I am trying to conceptually understand the gradient descent algorithm update rule \ $$\theta_1 = \theta_0 - \alpha \nabla_{\theta} J(\theta_0)$$
where $J(\theta)$ is the function that is being minimized.
Ever since I can remember, I was told that the definition of derivative/gradient was the "ratio of small changes applied to $y$ to small changes applied to $x$."
From that I get
$$\triangle y \approx \triangle x \frac{dy}{dx}$$
But the gradient descent rule seems to be defying that definition and logic. I am interpreting the expression $$\alpha \nabla_{\theta}J(\theta_0)$$ term like the above definition, so that it gives the approximate change in $J$.

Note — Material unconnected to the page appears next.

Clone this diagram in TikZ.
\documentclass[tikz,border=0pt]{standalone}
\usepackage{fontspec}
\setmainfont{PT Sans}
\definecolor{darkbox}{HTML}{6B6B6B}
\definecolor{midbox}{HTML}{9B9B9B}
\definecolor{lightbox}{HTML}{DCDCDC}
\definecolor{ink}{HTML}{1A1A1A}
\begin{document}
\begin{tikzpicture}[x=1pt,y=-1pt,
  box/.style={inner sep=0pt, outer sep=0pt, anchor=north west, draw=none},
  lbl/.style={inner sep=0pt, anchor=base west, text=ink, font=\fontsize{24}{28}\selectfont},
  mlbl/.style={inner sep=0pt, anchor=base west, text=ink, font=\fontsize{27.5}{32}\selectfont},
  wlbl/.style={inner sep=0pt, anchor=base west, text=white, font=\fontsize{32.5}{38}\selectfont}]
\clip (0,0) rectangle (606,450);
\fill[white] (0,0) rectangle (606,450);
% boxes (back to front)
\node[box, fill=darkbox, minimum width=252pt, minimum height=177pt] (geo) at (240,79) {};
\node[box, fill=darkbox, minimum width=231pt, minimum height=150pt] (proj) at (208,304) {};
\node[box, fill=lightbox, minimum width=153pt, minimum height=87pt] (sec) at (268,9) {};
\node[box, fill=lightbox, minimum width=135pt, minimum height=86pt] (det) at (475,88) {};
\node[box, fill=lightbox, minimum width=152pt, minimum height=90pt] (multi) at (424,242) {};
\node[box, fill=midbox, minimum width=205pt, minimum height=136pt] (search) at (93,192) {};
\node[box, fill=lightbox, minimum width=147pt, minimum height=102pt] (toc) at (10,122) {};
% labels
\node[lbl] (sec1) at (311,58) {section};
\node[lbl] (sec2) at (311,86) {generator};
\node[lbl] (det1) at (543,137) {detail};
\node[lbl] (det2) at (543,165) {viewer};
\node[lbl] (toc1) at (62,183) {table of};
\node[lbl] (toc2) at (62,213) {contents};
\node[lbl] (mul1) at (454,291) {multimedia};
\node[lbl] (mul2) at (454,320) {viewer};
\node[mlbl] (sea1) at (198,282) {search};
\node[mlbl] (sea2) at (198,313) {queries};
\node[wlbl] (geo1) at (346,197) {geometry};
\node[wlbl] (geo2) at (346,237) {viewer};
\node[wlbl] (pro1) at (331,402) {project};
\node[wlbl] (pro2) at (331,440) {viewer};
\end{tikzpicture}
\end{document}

Basically, $$J_1-J_0 = \triangle J \approx \alpha \nabla_{\theta}J(\theta_0)$$
Obviously, if we follow the logic of this, the units are mismatched because then this expression $\alpha \frac{d}{d\theta}J(\theta_0)$ is subtracted from $\theta_0$. It is like if $J$ were oranges and $\theta$ were apples and we wanted to see the relationship between oranges and apples. We would be subtracting the wrong quantities.
So can anyone help me understand why this isn't the correct way of looking at the update rule? Wouldn't it make more sense to write the rule as $$\theta_1 = \theta_0 - \alpha (\nabla_{\theta}J(\theta_0))^{-1}$$